Influenced by architects and thinkers who built in sync with nature—from Le Corbusier and Antoni Gaudí to Frank Lloyd Wright and even Rudolf Steiner—Giorgini nevertheless lost credibility in Italy for his experiments in Baratti. He did, however, gain respect for his work abroad; it was exhibited by the Museum of Modern Art and acquired by the Centre Pompidou, and he even got a teaching job in the architecture department at the Pratt Institute. It wasn’t until more than a decade after his passing, though, when he was featured in the 2021 Venice Biennale, that Giorgini finally found recognition in his homeland. “He was a person too advanced for his times and his native country,” says Del Francia. “Giorgini articulated notions that are finally very much in vogue today, thanks to the relevance of sustainability.”
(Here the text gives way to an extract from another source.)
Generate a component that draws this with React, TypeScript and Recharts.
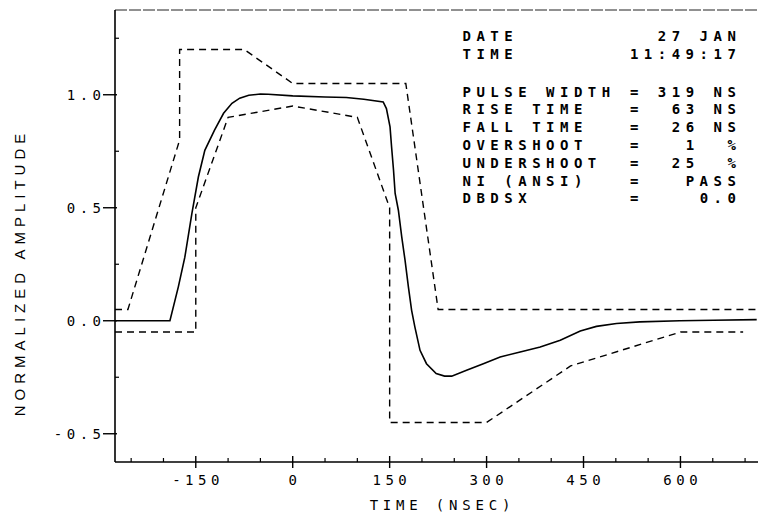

Yet, in mid-1960s Baratti, Casa Dinosauro, with its swooping monumental form that looked nothing like what had previously been projected as a house, seemed more outlandish than avant garde. Giorgini sold Casa Esagono before leaving for America, and Saldarini ceased visiting Casa Dinosauro. Nevertheless, Giorgini returned to Italy for the later years of his life, and his ashes were spread in the Gulf of Baratti.
Today, Casa Dinosauro is a testament to a time when visionary ideas could seamlessly translate to unencumbered expressions of wild creativity, all the while
articulating concepts that retain a sense of forward-thinking innovation. A house may be intended for day-to-day existence—but, in Giorgini’s hands, it expressed something much larger: an affinity with all of life on our planet, resonating with the awareness we so desperately need to carry on for the future.